Give a verbatim copy of the lines below, minus the pictures.
** BEGIN **
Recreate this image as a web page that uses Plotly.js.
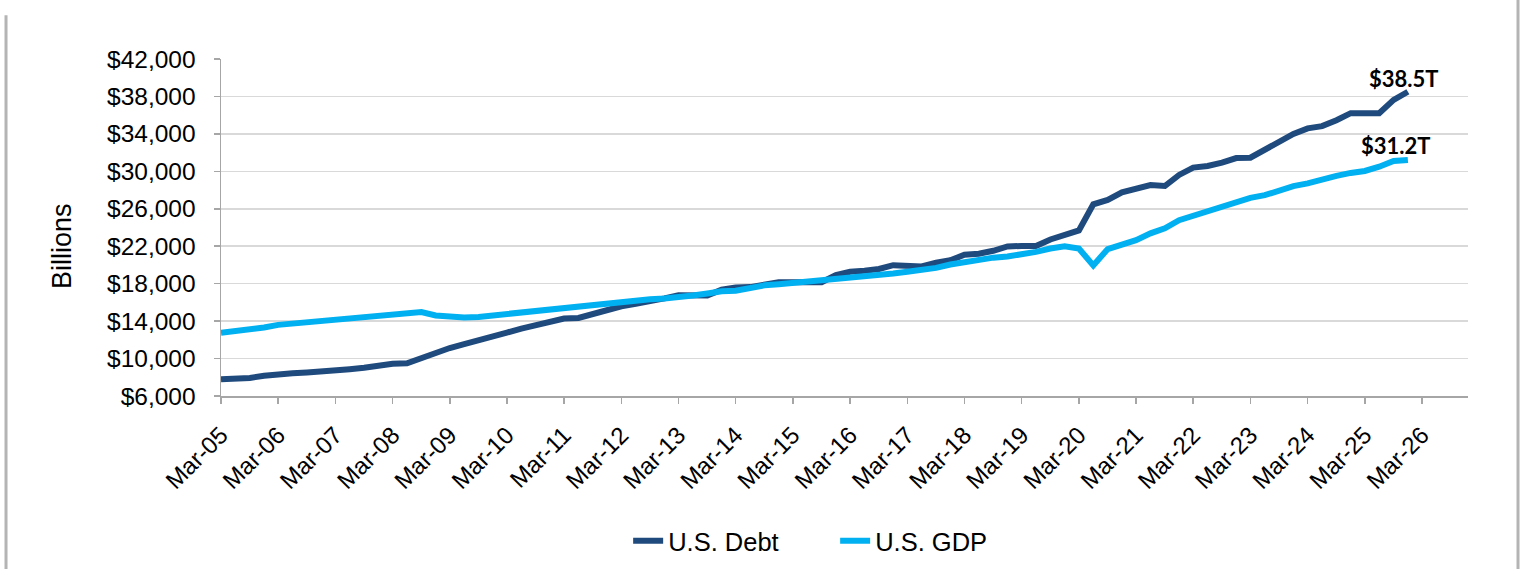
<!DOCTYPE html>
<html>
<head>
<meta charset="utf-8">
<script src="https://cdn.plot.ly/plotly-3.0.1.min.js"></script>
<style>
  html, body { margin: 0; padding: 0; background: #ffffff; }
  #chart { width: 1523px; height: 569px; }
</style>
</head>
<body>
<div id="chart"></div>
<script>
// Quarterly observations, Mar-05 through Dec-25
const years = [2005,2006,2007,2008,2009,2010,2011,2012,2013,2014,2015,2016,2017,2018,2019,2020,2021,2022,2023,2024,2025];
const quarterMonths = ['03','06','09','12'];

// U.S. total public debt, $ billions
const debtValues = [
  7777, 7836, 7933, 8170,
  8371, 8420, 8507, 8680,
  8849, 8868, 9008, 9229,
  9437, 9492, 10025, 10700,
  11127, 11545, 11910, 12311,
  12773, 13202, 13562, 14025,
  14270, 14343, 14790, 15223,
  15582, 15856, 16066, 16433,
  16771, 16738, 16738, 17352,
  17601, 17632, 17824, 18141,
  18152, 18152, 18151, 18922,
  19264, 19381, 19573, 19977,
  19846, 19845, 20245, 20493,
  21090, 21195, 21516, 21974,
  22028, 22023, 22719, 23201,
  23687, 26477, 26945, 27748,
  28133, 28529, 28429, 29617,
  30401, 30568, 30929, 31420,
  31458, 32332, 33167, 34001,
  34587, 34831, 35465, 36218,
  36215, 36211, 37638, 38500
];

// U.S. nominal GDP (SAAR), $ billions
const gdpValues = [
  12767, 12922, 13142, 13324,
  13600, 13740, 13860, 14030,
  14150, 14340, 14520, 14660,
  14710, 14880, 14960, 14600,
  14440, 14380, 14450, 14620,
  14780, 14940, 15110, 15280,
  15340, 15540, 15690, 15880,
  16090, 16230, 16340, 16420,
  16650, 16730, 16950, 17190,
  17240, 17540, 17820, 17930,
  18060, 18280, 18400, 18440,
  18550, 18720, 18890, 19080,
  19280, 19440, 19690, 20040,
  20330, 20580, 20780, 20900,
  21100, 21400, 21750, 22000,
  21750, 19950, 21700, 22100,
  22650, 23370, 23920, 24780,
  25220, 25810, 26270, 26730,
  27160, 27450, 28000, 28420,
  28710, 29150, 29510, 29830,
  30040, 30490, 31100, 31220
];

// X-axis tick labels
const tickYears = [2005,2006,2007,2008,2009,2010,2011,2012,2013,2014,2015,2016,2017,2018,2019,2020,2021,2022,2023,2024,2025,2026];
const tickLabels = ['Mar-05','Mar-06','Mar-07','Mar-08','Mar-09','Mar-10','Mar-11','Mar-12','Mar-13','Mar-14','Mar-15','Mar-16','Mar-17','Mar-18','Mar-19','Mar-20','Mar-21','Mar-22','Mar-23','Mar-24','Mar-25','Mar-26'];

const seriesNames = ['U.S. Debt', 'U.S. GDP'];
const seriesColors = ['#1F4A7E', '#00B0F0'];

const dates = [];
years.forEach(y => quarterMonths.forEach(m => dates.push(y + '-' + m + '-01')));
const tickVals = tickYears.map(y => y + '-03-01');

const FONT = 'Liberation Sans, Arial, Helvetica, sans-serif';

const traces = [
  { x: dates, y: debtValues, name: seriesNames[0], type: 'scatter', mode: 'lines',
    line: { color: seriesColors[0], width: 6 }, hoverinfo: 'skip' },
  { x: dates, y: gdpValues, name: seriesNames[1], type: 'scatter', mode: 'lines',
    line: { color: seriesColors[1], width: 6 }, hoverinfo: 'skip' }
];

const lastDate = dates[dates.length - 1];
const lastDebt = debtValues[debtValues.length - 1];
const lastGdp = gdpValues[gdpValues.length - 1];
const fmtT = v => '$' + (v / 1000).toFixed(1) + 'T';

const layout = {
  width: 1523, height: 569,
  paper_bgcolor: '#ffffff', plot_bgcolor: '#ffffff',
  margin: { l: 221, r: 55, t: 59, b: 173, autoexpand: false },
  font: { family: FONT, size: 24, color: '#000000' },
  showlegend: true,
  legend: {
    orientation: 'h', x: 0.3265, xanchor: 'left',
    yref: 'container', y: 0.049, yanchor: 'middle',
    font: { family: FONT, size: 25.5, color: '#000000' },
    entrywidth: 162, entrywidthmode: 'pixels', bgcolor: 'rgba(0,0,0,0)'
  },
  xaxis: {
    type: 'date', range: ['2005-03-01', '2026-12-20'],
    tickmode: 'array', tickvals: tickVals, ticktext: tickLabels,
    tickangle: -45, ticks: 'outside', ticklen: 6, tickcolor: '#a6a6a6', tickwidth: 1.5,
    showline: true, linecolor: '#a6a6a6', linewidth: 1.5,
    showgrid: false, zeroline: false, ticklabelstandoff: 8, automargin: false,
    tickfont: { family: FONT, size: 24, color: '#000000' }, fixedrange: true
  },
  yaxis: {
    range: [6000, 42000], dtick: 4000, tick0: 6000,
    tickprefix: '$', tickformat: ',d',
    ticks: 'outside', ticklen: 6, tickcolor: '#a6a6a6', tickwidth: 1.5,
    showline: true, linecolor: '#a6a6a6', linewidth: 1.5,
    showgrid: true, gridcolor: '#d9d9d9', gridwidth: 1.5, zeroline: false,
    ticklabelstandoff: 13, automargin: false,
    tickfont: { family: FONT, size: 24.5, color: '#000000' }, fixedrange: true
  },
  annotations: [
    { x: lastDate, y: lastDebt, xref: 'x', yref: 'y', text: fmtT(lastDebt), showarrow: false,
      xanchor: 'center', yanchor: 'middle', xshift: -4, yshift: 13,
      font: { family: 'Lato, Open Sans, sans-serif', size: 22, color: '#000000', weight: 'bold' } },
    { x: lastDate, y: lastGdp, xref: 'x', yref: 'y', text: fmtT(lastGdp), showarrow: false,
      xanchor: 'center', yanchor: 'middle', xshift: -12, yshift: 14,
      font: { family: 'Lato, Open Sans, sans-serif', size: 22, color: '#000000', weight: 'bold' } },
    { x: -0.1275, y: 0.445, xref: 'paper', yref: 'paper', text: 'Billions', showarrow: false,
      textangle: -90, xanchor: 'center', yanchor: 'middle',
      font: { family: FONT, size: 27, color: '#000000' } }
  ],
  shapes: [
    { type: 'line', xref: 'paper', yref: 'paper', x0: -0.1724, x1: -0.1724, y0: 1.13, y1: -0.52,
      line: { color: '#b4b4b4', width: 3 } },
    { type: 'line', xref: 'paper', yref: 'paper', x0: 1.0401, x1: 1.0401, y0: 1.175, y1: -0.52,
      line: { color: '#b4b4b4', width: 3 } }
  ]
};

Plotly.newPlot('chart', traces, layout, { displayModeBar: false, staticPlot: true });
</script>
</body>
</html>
** END **
IN RESPONSE:
Recreate this image as a web page that uses Plotly.js.
<!DOCTYPE html>
<html>
<head>
<meta charset="utf-8">
<script src="https://cdn.plot.ly/plotly-3.0.1.min.js"></script>
<style>
  html, body { margin: 0; padding: 0; background: #ffffff; }
  #chart { width: 1523px; height: 569px; }
</style>
</head>
<body>
<div id="chart"></div>
<script>
// Quarterly observations, Mar-05 through Dec-25
const years = [2005,2006,2007,2008,2009,2010,2011,2012,2013,2014,2015,2016,2017,2018,2019,2020,2021,2022,2023,2024,2025];
const quarterMonths = ['03','06','09','12'];

// U.S. total public debt, $ billions
const debtValues = [
  7777, 7836, 7933, 8170,
  8371, 8420, 8507, 8680,
  8849, 8868, 9008, 9229,
  9437, 9492, 10025, 10700,
  11127, 11545, 11910, 12311,
  12773, 13202, 13562, 14025,
  14270, 14343, 14790, 15223,
  15582, 15856, 16066, 16433,
  16771, 16738, 16738, 17352,
  17601, 17632, 17824, 18141,
  18152, 18152, 18151, 18922,
  19264, 19381, 19573, 19977,
  19846, 19845, 20245, 20493,
  21090, 21195, 21516, 21974,
  22028, 22023, 22719, 23201,
  23687, 26477, 26945, 27748,
  28133, 28529, 28429, 29617,
  30401, 30568, 30929, 31420,
  31458, 32332, 33167, 34001,
  34587, 34831, 35465, 36218,
  36215, 36211, 37638, 38500
];

// U.S. nominal GDP (SAAR), $ billions
const gdpValues = [
  12767, 12922, 13142, 13324,
  13600, 13740, 13860, 14030,
  14150, 14340, 14520, 14660,
  14710, 14880, 14960, 14600,
  14440, 14380, 14450, 14620,
  14780, 14940, 15110, 15280,
  15340, 15540, 15690, 15880,
  16090, 16230, 16340, 16420,
  16650, 16730, 16950, 17190,
  17240, 17540, 17820, 17930,
  18060, 18280, 18400, 18440,
  18550, 18720, 18890, 19080,
  19280, 19440, 19690, 20040,
  20330, 20580, 20780, 20900,
  21100, 21400, 21750, 22000,
  21750, 19950, 21700, 22100,
  22650, 23370, 23920, 24780,
  25220, 25810, 26270, 26730,
  27160, 27450, 28000, 28420,
  28710, 29150, 29510, 29830,
  30040, 30490, 31100, 31220
];

// X-axis tick labels
const tickYears = [2005,2006,2007,2008,2009,2010,2011,2012,2013,2014,2015,2016,2017,2018,2019,2020,2021,2022,2023,2024,2025,2026];
const tickLabels = ['Mar-05','Mar-06','Mar-07','Mar-08','Mar-09','Mar-10','Mar-11','Mar-12','Mar-13','Mar-14','Mar-15','Mar-16','Mar-17','Mar-18','Mar-19','Mar-20','Mar-21','Mar-22','Mar-23','Mar-24','Mar-25','Mar-26'];

const seriesNames = ['U.S. Debt', 'U.S. GDP'];
const seriesColors = ['#1F4A7E', '#00B0F0'];

const dates = [];
years.forEach(y => quarterMonths.forEach(m => dates.push(y + '-' + m + '-01')));
const tickVals = tickYears.map(y => y + '-03-01');

const FONT = 'Liberation Sans, Arial, Helvetica, sans-serif';

const traces = [
  { x: dates, y: debtValues, name: seriesNames[0], type: 'scatter', mode: 'lines',
    line: { color: seriesColors[0], width: 6 }, hoverinfo: 'skip' },
  { x: dates, y: gdpValues, name: seriesNames[1], type: 'scatter', mode: 'lines',
    line: { color: seriesColors[1], width: 6 }, hoverinfo: 'skip' }
];

const lastDate = dates[dates.length - 1];
const lastDebt = debtValues[debtValues.length - 1];
const lastGdp = gdpValues[gdpValues.length - 1];
const fmtT = v => '$' + (v / 1000).toFixed(1) + 'T';

const layout = {
  width: 1523, height: 569,
  paper_bgcolor: '#ffffff', plot_bgcolor: '#ffffff',
  margin: { l: 221, r: 55, t: 59, b: 173, autoexpand: false },
  font: { family: FONT, size: 24, color: '#000000' },
  showlegend: true,
  legend: {
    orientation: 'h', x: 0.3265, xanchor: 'left',
    yref: 'container', y: 0.049, yanchor: 'middle',
    font: { family: FONT, size: 25.5, color: '#000000' },
    entrywidth: 162, entrywidthmode: 'pixels', bgcolor: 'rgba(0,0,0,0)'
  },
  xaxis: {
    type: 'date', range: ['2005-03-01', '2026-12-20'],
    tickmode: 'array', tickvals: tickVals, ticktext: tickLabels,
    tickangle: -45, ticks: 'outside', ticklen: 6, tickcolor: '#a6a6a6', tickwidth: 1.5,
    showline: true, linecolor: '#a6a6a6', linewidth: 1.5,
    showgrid: false, zeroline: false, ticklabelstandoff: 8, automargin: false,
    tickfont: { family: FONT, size: 24, color: '#000000' }, fixedrange: true
  },
  yaxis: {
    range: [6000, 42000], dtick: 4000, tick0: 6000,
    tickprefix: '$', tickformat: ',d',
    ticks: 'outside', ticklen: 6, tickcolor: '#a6a6a6', tickwidth: 1.5,
    showline: true, linecolor: '#a6a6a6', linewidth: 1.5,
    showgrid: true, gridcolor: '#d9d9d9', gridwidth: 1.5, zeroline: false,
    ticklabelstandoff: 13, automargin: false,
    tickfont: { family: FONT, size: 24.5, color: '#000000' }, fixedrange: true
  },
  annotations: [
    { x: lastDate, y: lastDebt, xref: 'x', yref: 'y', text: fmtT(lastDebt), showarrow: false,
      xanchor: 'center', yanchor: 'middle', xshift: -4, yshift: 13,
      font: { family: 'Lato, Open Sans, sans-serif', size: 22, color: '#000000', weight: 'bold' } },
    { x: lastDate, y: lastGdp, xref: 'x', yref: 'y', text: fmtT(lastGdp), showarrow: false,
      xanchor: 'center', yanchor: 'middle', xshift: -12, yshift: 14,
      font: { family: 'Lato, Open Sans, sans-serif', size: 22, color: '#000000', weight: 'bold' } },
    { x: -0.1275, y: 0.445, xref: 'paper', yref: 'paper', text: 'Billions', showarrow: false,
      textangle: -90, xanchor: 'center', yanchor: 'middle',
      font: { family: FONT, size: 27, color: '#000000' } }
  ],
  shapes: [
    { type: 'line', xref: 'paper', yref: 'paper', x0: -0.1724, x1: -0.1724, y0: 1.13, y1: -0.52,
      line: { color: '#b4b4b4', width: 3 } },
    { type: 'line', xref: 'paper', yref: 'paper', x0: 1.0401, x1: 1.0401, y0: 1.175, y1: -0.52,
      line: { color: '#b4b4b4', width: 3 } }
  ]
};

Plotly.newPlot('chart', traces, layout, { displayModeBar: false, staticPlot: true });
</script>
</body>
</html>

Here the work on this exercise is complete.